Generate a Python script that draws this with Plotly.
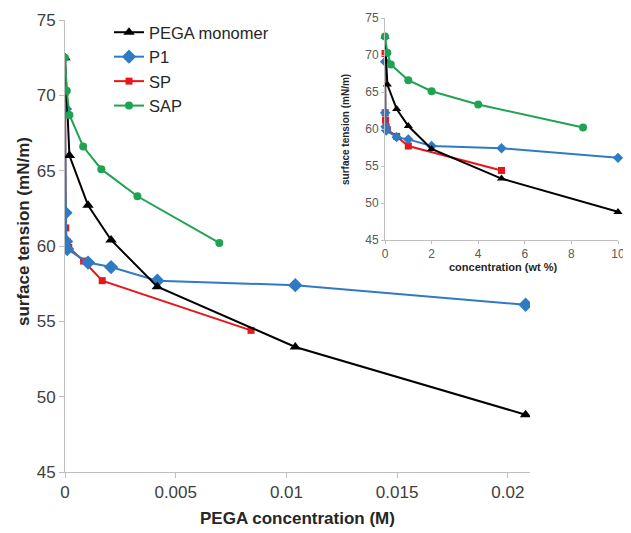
import plotly.graph_objects as go

# ---- data ----
series_names = ["PEGA monomer", "P1", "SP", "SAP"]

# main plot: PEGA concentration (M)
pega_M = [0, 0.0002, 0.00104, 0.00208, 0.00417, 0.0104, 0.0208]
p1_M = [0, 0.00002, 0.00005, 0.0001, 0.00104, 0.00208, 0.00417, 0.0104, 0.0208]
sp_M = [0, 0.000017, 0.000034, 0.000084, 0.00017, 0.00084, 0.00168, 0.0084]
sap_M = [0, 0.000082, 0.0002, 0.00082, 0.00164, 0.00327, 0.00697]

# inset: concentration (wt %)
pega_wt = [0, 0.1, 0.5, 1, 2, 5, 10]
p1_wt = [0, 0.01, 0.025, 0.05, 0.5, 1, 2, 5, 10]
sp_wt = [0, 0.01, 0.02, 0.05, 0.1, 0.5, 1, 5]
sap_wt = [0, 0.1, 0.25, 1, 2, 4, 8.5]

# surface tension (mN/m)
pega_st = [72.5, 66.0, 62.7, 60.4, 57.3, 53.3, 48.8]
p1_st = [69.1, 62.2, 60.3, 59.8, 58.9, 58.6, 57.7, 57.4, 56.1]
sp_st = [70.2, 62.2, 61.2, 60.3, 59.9, 59.0, 57.7, 54.4]
sap_st = [72.5, 70.3, 68.7, 66.6, 65.1, 63.3, 60.2]

main_x_ticks = [0, 0.005, 0.01, 0.015, 0.02]
main_x_ticklabels = ["0", "0.005", "0.01", "0.015", "0.02"]
y_ticks = [45, 50, 55, 60, 65, 70, 75]
inset_x_ticks = [0, 2, 4, 6, 8, 10]

colors = ["#000000", "#2E7BC4", "#E8161C", "#1FA352"]
symbols = ["triangle-up", "diamond", "square", "circle"]
main_sizes = [10, 11, 7, 8]
inset_sizes = [8, 8, 7, 8]

main_x = [pega_M, p1_M, sp_M, sap_M]
inset_x = [pega_wt, p1_wt, sp_wt, sap_wt]
ys = [pega_st, p1_st, sp_st, sap_st]

FONT = "Arial, Liberation Sans, sans-serif"
OFF = 8  # page offset of the figure inside the browser window
W, H = 631 - OFF, 533 - OFF


def px(v):
    return (v - OFF) / W


def py(v):
    return (H - (v - OFF)) / H


fig = go.Figure()
order = [2, 1, 0, 3]
for i in order:
    fig.add_trace(go.Scatter(
        x=main_x[i], y=ys[i], mode="lines+markers", name=series_names[i],
        line=dict(color=colors[i], width=2),
        marker=dict(symbol=symbols[i], size=main_sizes[i], color=colors[i]),
        xaxis="x", yaxis="y", legendrank=i + 1))
for i in order:
    fig.add_trace(go.Scatter(
        x=inset_x[i], y=ys[i], mode="lines+markers", showlegend=False,
        line=dict(color=colors[i], width=2),
        marker=dict(symbol=symbols[i], size=inset_sizes[i], color=colors[i]),
        xaxis="x2", yaxis="y2", cliponaxis=False))

axis_col = "#BFBFBF"
common = dict(showgrid=False, zeroline=False, showline=True, linecolor=axis_col,
              linewidth=1, tickcolor=axis_col, ticks="outside", automargin=False,
              ticklabeloverflow="allow")
fig.update_layout(
    width=W, height=H,
    margin=dict(l=0, r=0, t=0, b=0, autoexpand=False),
    paper_bgcolor="white", plot_bgcolor="white",
    font=dict(family=FONT, color="#404040"),
    xaxis=dict(domain=[px(65), px(530)], range=[0, 0.021],
               tickvals=main_x_ticks, ticktext=main_x_ticklabels, ticklen=5,
               tickfont=dict(size=17, family=FONT, color="#404040"), anchor="y", **common),
    yaxis=dict(domain=[py(472), py(20)], range=[45, 75],
               tickvals=y_ticks, ticklen=5, ticksuffix="\u00a0\u00a0",
               tickfont=dict(size=17, family=FONT, color="#404040"), anchor="x", **common),
    xaxis2=dict(domain=[px(385), px(618)], range=[0, 10], tickvals=inset_x_ticks, ticklen=3,
                tickfont=dict(size=12, family=FONT, color="#595959"), anchor="y2", **common),
    yaxis2=dict(domain=[py(240), py(18)], range=[45, 75], tickvals=y_ticks, ticklen=3,
                tickfont=dict(size=12, family=FONT, color="#595959"), anchor="x2", **common),
    legend=dict(x=px(109), y=py(15), xanchor="left", yanchor="top",
                bgcolor="rgba(255,255,255,0)", font=dict(size=16.5, family=FONT, color="#262626"),
                tracegroupgap=0, itemwidth=30, traceorder="normal"),
    annotations=[
        dict(text="<b>surface tension (mN/m)</b>", x=px(24), y=py(232),
             xref="paper", yref="paper", textangle=-90, showarrow=False,
             xanchor="center", yanchor="middle",
             font=dict(size=17, family=FONT, color="#262626")),
        dict(text="<b>PEGA concentration (M)</b>", x=px(297), y=py(518),
             xref="paper", yref="paper", showarrow=False,
             xanchor="center", yanchor="middle",
             font=dict(size=17, family=FONT, color="#262626")),
        dict(text="<b>surface tension (mN/m)</b>", x=px(346), y=py(130),
             xref="paper", yref="paper", textangle=-90, showarrow=False,
             xanchor="center", yanchor="middle",
             font=dict(size=10, family=FONT, color="#262626")),
        dict(text="<b>concentration (wt %)</b>", x=px(503), y=py(267),
             xref="paper", yref="paper", showarrow=False,
             xanchor="center", yanchor="middle",
             font=dict(size=11, family=FONT, color="#262626")),
    ],
)

fig.write_html("out.html")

◆ ◆ ◆ ◆ ◆

→ **TO DO**
Quote the data above in full, leaving out the pictures it holds.

→ **SOLUTION TO THE EXERCISE**
Generate a Python script that draws this with Plotly.
import plotly.graph_objects as go

# ---- data ----
series_names = ["PEGA monomer", "P1", "SP", "SAP"]

# main plot: PEGA concentration (M)
pega_M = [0, 0.0002, 0.00104, 0.00208, 0.00417, 0.0104, 0.0208]
p1_M = [0, 0.00002, 0.00005, 0.0001, 0.00104, 0.00208, 0.00417, 0.0104, 0.0208]
sp_M = [0, 0.000017, 0.000034, 0.000084, 0.00017, 0.00084, 0.00168, 0.0084]
sap_M = [0, 0.000082, 0.0002, 0.00082, 0.00164, 0.00327, 0.00697]

# inset: concentration (wt %)
pega_wt = [0, 0.1, 0.5, 1, 2, 5, 10]
p1_wt = [0, 0.01, 0.025, 0.05, 0.5, 1, 2, 5, 10]
sp_wt = [0, 0.01, 0.02, 0.05, 0.1, 0.5, 1, 5]
sap_wt = [0, 0.1, 0.25, 1, 2, 4, 8.5]

# surface tension (mN/m)
pega_st = [72.5, 66.0, 62.7, 60.4, 57.3, 53.3, 48.8]
p1_st = [69.1, 62.2, 60.3, 59.8, 58.9, 58.6, 57.7, 57.4, 56.1]
sp_st = [70.2, 62.2, 61.2, 60.3, 59.9, 59.0, 57.7, 54.4]
sap_st = [72.5, 70.3, 68.7, 66.6, 65.1, 63.3, 60.2]

main_x_ticks = [0, 0.005, 0.01, 0.015, 0.02]
main_x_ticklabels = ["0", "0.005", "0.01", "0.015", "0.02"]
y_ticks = [45, 50, 55, 60, 65, 70, 75]
inset_x_ticks = [0, 2, 4, 6, 8, 10]

colors = ["#000000", "#2E7BC4", "#E8161C", "#1FA352"]
symbols = ["triangle-up", "diamond", "square", "circle"]
main_sizes = [10, 11, 7, 8]
inset_sizes = [8, 8, 7, 8]

main_x = [pega_M, p1_M, sp_M, sap_M]
inset_x = [pega_wt, p1_wt, sp_wt, sap_wt]
ys = [pega_st, p1_st, sp_st, sap_st]

FONT = "Arial, Liberation Sans, sans-serif"
OFF = 8  # page offset of the figure inside the browser window
W, H = 631 - OFF, 533 - OFF


def px(v):
    return (v - OFF) / W


def py(v):
    return (H - (v - OFF)) / H


fig = go.Figure()
order = [2, 1, 0, 3]
for i in order:
    fig.add_trace(go.Scatter(
        x=main_x[i], y=ys[i], mode="lines+markers", name=series_names[i],
        line=dict(color=colors[i], width=2),
        marker=dict(symbol=symbols[i], size=main_sizes[i], color=colors[i]),
        xaxis="x", yaxis="y", legendrank=i + 1))
for i in order:
    fig.add_trace(go.Scatter(
        x=inset_x[i], y=ys[i], mode="lines+markers", showlegend=False,
        line=dict(color=colors[i], width=2),
        marker=dict(symbol=symbols[i], size=inset_sizes[i], color=colors[i]),
        xaxis="x2", yaxis="y2", cliponaxis=False))

axis_col = "#BFBFBF"
common = dict(showgrid=False, zeroline=False, showline=True, linecolor=axis_col,
              linewidth=1, tickcolor=axis_col, ticks="outside", automargin=False,
              ticklabeloverflow="allow")
fig.update_layout(
    width=W, height=H,
    margin=dict(l=0, r=0, t=0, b=0, autoexpand=False),
    paper_bgcolor="white", plot_bgcolor="white",
    font=dict(family=FONT, color="#404040"),
    xaxis=dict(domain=[px(65), px(530)], range=[0, 0.021],
               tickvals=main_x_ticks, ticktext=main_x_ticklabels, ticklen=5,
               tickfont=dict(size=17, family=FONT, color="#404040"), anchor="y", **common),
    yaxis=dict(domain=[py(472), py(20)], range=[45, 75],
               tickvals=y_ticks, ticklen=5, ticksuffix="\u00a0\u00a0",
               tickfont=dict(size=17, family=FONT, color="#404040"), anchor="x", **common),
    xaxis2=dict(domain=[px(385), px(618)], range=[0, 10], tickvals=inset_x_ticks, ticklen=3,
                tickfont=dict(size=12, family=FONT, color="#595959"), anchor="y2", **common),
    yaxis2=dict(domain=[py(240), py(18)], range=[45, 75], tickvals=y_ticks, ticklen=3,
                tickfont=dict(size=12, family=FONT, color="#595959"), anchor="x2", **common),
    legend=dict(x=px(109), y=py(15), xanchor="left", yanchor="top",
                bgcolor="rgba(255,255,255,0)", font=dict(size=16.5, family=FONT, color="#262626"),
                tracegroupgap=0, itemwidth=30, traceorder="normal"),
    annotations=[
        dict(text="<b>surface tension (mN/m)</b>", x=px(24), y=py(232),
             xref="paper", yref="paper", textangle=-90, showarrow=False,
             xanchor="center", yanchor="middle",
             font=dict(size=17, family=FONT, color="#262626")),
        dict(text="<b>PEGA concentration (M)</b>", x=px(297), y=py(518),
             xref="paper", yref="paper", showarrow=False,
             xanchor="center", yanchor="middle",
             font=dict(size=17, family=FONT, color="#262626")),
        dict(text="<b>surface tension (mN/m)</b>", x=px(346), y=py(130),
             xref="paper", yref="paper", textangle=-90, showarrow=False,
             xanchor="center", yanchor="middle",
             font=dict(size=10, family=FONT, color="#262626")),
        dict(text="<b>concentration (wt %)</b>", x=px(503), y=py(267),
             xref="paper", yref="paper", showarrow=False,
             xanchor="center", yanchor="middle",
             font=dict(size=11, family=FONT, color="#262626")),
    ],
)

fig.write_html("out.html")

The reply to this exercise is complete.